In the crazy camp is the revolution still desired among aging radical protesters. Minnesota journalist Dustin Grage posted a picture on X/Twitter of the protest at the state capitol in St. Paul, Minnesota, on Saturday featuring the Democratic Socialists of America who were “all white, half of them masked.” As Grage added, “Not a single American flag in sight, but they did bring one for Palestine. Fascinating.” Fascinating indeed.

The writer whose nom-de-plume is Cynical Publius reposted journalist David Marcus’s film of a protest in Charles Town, West Virginia, that had about 200 protesters. As Marcus observed, they didn’t seem to be paid protesters, “but the median age appears to be about 70.” As Cynical Publius observed, his own study of the footage from around the nation seems to bear out the same results: this is a bunch of older white Democrats with “an almost complete lack of black and Latino people.” So much for the party of diversity.

“The Democrat Party,” he concluded, “may not exist in ten years.”

As the line often attributed to Yogi Berra has it, “It is difficult to make predictions, especially about the future.” But this speculation about the Democrats has some warrant to it. Though some Democrats would like to move past the radicalism of the last decade, it is hard to see how they can do it when their party infrastructure is so tied to radicalism.

It would be tempting to say the Democrats gave it the old college try. But the problem is that, apart from the radicals at elite institutions, many of whom seem to be foreign students in danger of losing their student visas, the college kids are leaning right these days.

Democrats had a lock on “cool” for a long time. With their celebrity endorsers and celebrity politicians, and a little bit of help from the paid protester class, they could put on what might pass for a mass movement when they needed to. Today, however, both the reality and the illusion behind that period are gone. They have no Obama-like political celebrity sensations. And their attempts to demonize Trump have utterly failed.

A Daily Mail/J.L. Peterssurvey, the results of which were released on Saturday, shows that even with the controversies over Trump’s tariffs, Trump’s approval rating climbed 4 percentage points from their last survey a week ago, from 49 percent to 53 percent. His gains were among 18-29-year-olds (where his cumulative gains since March 7 total 13 points) and Democrats and independent voters, where he gained 6 points. Apparently, some in the Democratic Party are OK with Trump’s hands on the executive branch.
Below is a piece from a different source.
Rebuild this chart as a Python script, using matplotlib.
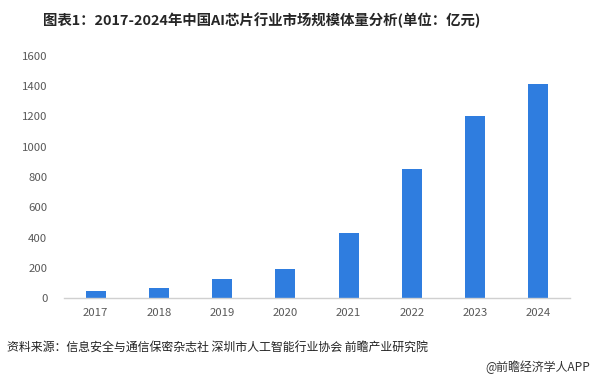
import matplotlib
matplotlib.use("Agg")
import matplotlib.pyplot as plt

plt.rcParams['font.family'] = ['Noto Sans CJK SC', 'DejaVu Sans']

years = ["2017", "2018", "2019", "2020", "2021", "2022", "2023", "2024"]
values = [48, 68, 126, 192, 427, 850, 1206, 1412]
yticks = [0, 200, 400, 600, 800, 1000, 1200, 1400, 1600]

W, H = 592, 381
fig = plt.figure(figsize=(W / 100, H / 100), dpi=100)
ax = fig.add_axes([64 / W, 1 - 298 / H, (570 - 64) / W, (298 - 56) / H])

x = list(range(len(years)))
ax.bar(x, values, width=0.32, color='#2f7ddf', zorder=2)
ax.set_xlim(-0.5, len(years) - 0.5)
ax.set_ylim(0, 1600)
ax.set_yticks(yticks)
ax.set_yticklabels([str(v) for v in yticks])
ax.set_xticks(x)
ax.set_xticklabels(years)
for s in ['top', 'right', 'left']:
    ax.spines[s].set_visible(False)
ax.spines['bottom'].set_color('#d0d0d0')
ax.spines['bottom'].set_linewidth(1.0)
ax.tick_params(axis='both', length=0, labelsize=8.2, colors='#595959')
ax.tick_params(axis='y', pad=12)
ax.tick_params(axis='x', pad=7)

fig.text(262 / W, 1 - 20 / H, "图表1：2017-2024年中国AI芯片行业市场规模体量分析(单位：亿元)",
         ha='center', va='center', fontsize=10.4, fontweight='bold', color='#262626')
fig.text(7 / W, 1 - 348 / H, "资料来源：信息安全与通信保密杂志社 深圳市人工智能行业协会 前瞻产业研究院",
         ha='left', va='center', fontsize=8.6, color='#222222')
fig.text(590 / W, 1 - 367 / H, "@前瞻经济学人APP",
         ha='right', va='center', fontsize=8.6, color='#333333')

fig.savefig("out.png", dpi=100)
Once asked if he thought the radical playwright George Bernard Shaw was a “coming peril,” English writer G. K. Chesterton laughed and called him a “passing pleasure.” Watching the old hippies on parade this weekend, it’s tempting to say the same of the Democrats.

David P. Deavel teaches at the University of St. Thomas in Houston. A past Lincoln Fellow at the Claremont Institute, he is a Senior Contributor at The Imaginative Conservative. Follow him on X (Twitter) @davidpdeavel.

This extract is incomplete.